For NASA, the imperative driving the commercial space race has to do with exploration and eventually settlement. But for the Air Force Space Command, there’s a geopolitical consideration similar to that seen during the ’60s space race.

“The next great-power contest will be won by new space,” the Space Command’s chief scientist, Joel Mozer, said during a follow-up NewSpace session.

Mozer echoed past pronouncements that space operations have become as crucial to national security as military operations on land, air and sea — and said the United States would have to rely on new technologies developed by private industry. “Gone are the days when government drove all the innovation in space,” he said.

He singled out China and Russia as America’s top rivals on the final frontier. If those countries could degrade U.S. capabilities in satellite communications and surveillance, that could give China an opening to expand its dominance in the South China Sea, or alter the dynamics for Russian encroachment on NATO’s turf, he said.

“It’s a national imperative to win this space race,” Mozer said.

In an echo of the early ’60s, Mozer claimed that the clash of national interests “will extend to the moon soon.”

“China has a national plan not only to explore the moon, but to put Chinese settlers on the surface and exploit the resources of the moon,” he said. “The Chinese national goal is to be the technologically dominant global power by the 2040s. China’s reach, in its military sense, will extend to the moon and possibly beyond. From a national defense strategy perspective, we must ensure that we have the technology to surpass China’s reach.”

He said the top trends in space technology include spacecraft miniaturization and greater spacecraft autonomy — potentially including artificial intelligence for space operations. “These technologies may drive new modes of warfare,” Mozer said.

The rise of satellite mega-constellations will complicate the picture even further. In May, SpaceX deployed the first 60 spacecraft for what’s expected to be a Starlink broadband data constellation comprising thousands of satellites. Other companies, including OneWeb and Amazon’s Project Kuiper, have plans for thousands more.

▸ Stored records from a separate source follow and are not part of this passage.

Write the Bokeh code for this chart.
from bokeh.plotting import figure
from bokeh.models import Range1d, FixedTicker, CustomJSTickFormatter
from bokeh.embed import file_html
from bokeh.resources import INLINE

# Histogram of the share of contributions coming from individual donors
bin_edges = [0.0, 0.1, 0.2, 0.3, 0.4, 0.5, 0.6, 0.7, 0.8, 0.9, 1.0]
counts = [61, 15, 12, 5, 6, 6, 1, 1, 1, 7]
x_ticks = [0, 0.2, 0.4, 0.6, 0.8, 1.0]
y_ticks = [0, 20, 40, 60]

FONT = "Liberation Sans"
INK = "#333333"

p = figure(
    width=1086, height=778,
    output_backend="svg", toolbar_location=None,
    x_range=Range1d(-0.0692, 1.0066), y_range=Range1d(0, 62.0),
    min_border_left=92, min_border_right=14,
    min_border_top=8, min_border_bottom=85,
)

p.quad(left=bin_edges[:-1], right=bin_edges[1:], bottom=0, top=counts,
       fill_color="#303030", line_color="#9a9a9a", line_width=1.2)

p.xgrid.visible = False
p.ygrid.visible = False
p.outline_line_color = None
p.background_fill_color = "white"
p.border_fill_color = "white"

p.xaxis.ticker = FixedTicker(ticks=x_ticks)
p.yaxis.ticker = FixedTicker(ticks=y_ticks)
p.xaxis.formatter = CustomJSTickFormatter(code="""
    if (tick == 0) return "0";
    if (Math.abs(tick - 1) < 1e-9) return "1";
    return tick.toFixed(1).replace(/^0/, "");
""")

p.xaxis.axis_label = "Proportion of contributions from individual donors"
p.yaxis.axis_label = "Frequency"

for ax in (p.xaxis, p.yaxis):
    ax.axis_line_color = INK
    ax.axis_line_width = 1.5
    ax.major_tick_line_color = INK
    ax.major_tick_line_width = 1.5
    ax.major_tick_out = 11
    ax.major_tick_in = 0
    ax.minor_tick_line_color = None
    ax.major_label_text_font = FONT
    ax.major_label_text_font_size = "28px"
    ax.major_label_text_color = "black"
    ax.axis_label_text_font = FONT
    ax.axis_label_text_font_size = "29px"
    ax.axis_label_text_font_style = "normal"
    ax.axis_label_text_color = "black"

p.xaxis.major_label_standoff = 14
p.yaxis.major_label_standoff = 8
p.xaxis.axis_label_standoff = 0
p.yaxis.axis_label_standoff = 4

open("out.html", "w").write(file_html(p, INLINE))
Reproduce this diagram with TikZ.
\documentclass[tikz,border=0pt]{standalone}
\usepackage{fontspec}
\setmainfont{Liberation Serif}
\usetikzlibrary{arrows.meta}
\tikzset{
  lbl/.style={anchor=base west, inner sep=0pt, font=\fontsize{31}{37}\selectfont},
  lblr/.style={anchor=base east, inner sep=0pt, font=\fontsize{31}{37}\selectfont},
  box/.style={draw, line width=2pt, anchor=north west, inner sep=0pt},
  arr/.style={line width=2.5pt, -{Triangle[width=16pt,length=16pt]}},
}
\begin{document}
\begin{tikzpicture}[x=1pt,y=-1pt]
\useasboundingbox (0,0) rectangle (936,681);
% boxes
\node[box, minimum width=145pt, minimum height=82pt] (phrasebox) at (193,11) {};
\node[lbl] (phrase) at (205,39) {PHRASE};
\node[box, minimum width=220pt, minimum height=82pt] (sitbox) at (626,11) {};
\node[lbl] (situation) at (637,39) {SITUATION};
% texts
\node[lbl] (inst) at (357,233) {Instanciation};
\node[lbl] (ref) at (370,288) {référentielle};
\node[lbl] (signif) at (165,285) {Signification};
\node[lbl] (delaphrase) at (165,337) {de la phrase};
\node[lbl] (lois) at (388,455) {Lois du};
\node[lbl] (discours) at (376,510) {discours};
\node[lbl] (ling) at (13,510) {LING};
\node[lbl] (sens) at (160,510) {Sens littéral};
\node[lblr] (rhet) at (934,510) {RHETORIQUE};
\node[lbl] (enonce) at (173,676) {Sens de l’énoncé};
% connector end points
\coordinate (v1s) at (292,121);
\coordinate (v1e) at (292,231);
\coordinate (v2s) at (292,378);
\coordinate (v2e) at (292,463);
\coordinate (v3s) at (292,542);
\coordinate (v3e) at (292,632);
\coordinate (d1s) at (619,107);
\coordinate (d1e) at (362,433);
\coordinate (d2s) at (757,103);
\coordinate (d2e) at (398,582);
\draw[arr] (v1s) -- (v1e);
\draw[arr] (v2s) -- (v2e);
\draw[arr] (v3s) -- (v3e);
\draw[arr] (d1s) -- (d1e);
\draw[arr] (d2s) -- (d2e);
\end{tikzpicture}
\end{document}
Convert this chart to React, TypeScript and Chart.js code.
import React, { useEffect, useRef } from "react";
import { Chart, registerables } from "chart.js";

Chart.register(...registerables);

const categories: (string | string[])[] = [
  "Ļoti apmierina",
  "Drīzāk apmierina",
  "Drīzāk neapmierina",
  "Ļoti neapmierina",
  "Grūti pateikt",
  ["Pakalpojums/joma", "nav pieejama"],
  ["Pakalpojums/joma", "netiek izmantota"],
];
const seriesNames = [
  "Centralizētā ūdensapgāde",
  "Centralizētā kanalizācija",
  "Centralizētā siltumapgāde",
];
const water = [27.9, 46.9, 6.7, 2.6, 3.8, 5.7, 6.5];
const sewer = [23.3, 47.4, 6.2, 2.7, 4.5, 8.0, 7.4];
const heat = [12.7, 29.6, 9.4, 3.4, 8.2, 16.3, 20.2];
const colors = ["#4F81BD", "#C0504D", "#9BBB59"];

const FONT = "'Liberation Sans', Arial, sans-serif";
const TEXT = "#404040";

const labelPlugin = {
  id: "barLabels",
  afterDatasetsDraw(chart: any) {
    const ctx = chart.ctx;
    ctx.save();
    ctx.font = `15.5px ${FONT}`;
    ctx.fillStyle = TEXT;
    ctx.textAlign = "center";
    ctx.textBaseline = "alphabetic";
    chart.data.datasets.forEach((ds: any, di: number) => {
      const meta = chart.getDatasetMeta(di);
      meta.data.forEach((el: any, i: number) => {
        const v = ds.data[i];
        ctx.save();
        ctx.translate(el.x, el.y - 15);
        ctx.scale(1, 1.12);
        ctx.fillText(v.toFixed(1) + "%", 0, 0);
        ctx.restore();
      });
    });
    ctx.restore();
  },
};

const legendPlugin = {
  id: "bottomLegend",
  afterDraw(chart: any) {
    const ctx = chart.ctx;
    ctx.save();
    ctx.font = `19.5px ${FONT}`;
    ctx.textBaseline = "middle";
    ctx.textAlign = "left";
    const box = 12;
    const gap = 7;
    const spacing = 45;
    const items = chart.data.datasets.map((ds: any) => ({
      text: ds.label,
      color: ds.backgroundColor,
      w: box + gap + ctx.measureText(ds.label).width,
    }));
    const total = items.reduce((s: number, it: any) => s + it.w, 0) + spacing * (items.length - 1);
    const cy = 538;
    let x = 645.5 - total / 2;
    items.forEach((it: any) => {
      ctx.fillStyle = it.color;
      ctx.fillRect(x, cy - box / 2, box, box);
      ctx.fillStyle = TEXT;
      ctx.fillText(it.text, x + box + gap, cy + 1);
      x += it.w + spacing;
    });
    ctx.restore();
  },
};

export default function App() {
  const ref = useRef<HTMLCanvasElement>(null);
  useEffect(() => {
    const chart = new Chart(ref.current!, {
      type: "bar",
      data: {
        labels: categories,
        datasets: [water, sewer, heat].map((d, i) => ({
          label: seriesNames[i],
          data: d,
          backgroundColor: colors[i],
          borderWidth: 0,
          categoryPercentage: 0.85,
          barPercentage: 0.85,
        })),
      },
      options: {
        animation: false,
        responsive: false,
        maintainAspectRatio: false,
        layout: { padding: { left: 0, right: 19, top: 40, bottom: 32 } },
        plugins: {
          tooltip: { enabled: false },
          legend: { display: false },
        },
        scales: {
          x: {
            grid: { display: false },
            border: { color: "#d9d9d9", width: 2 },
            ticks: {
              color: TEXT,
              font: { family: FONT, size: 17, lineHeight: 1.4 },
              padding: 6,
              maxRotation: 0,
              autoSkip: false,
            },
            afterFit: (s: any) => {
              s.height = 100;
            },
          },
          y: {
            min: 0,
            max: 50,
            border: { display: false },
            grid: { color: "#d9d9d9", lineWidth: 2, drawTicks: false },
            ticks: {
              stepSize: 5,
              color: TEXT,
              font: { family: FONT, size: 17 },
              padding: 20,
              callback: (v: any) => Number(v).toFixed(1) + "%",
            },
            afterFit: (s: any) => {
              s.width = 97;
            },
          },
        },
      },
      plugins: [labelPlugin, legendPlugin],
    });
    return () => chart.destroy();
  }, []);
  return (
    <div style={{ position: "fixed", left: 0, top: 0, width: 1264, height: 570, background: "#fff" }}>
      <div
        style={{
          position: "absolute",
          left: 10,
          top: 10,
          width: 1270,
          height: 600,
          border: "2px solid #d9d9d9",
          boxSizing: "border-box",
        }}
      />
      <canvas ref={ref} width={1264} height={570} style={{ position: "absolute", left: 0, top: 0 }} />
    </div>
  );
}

Mozer said government officials were just starting to work through the challenges for space traffic management raised by the first 60 Starlink satellites. “We have no idea what the second or third tier of such a constellation might mean,” he said.

One aspect of NASA’s space exploration plan sparked some pushback at the NewSpace conference, which tends to draw heavily on the entrepreneurial side of the space industry. During the Q&A part of his presentation, Turner came in for questions about NASA spending on the heavy-lift Space Launch System and Orion deep-space capsule.

Critics of the SLS-Orion development effort, which has Boeing and Lockheed Martin as prime contractors but is managed by NASA, say it’d be faster and cheaper to use SpaceX’s Falcon Heavy rocket, which has already been launched twice — or the SpaceX Starship launch system, which is in an early stage of development.

In response to the questions, Turner said NASA was currently committed to SLS and Orion for the initial missions to the moon in the early to mid-2020s, but could consider a wider range of space transportation systems once they’re up and running. He emphasized that such systems would have to be certified as safe for human passengers.

“At some point, when those other vehicles are ready and demonstrating that heavy-lift capacity, for a human-rated vehicle, then we will transition to those,” he said.

One of the questioners was Peter Garretson, an independent strategy consultant who focuses on space and defense. After the session, Garretson told GeekWire that he’d like to see NASA reconsider its plans sooner rather than later.

“We really need to stop and take a second look: Is this the right architecture, to go fast or to go far?” Garretson said.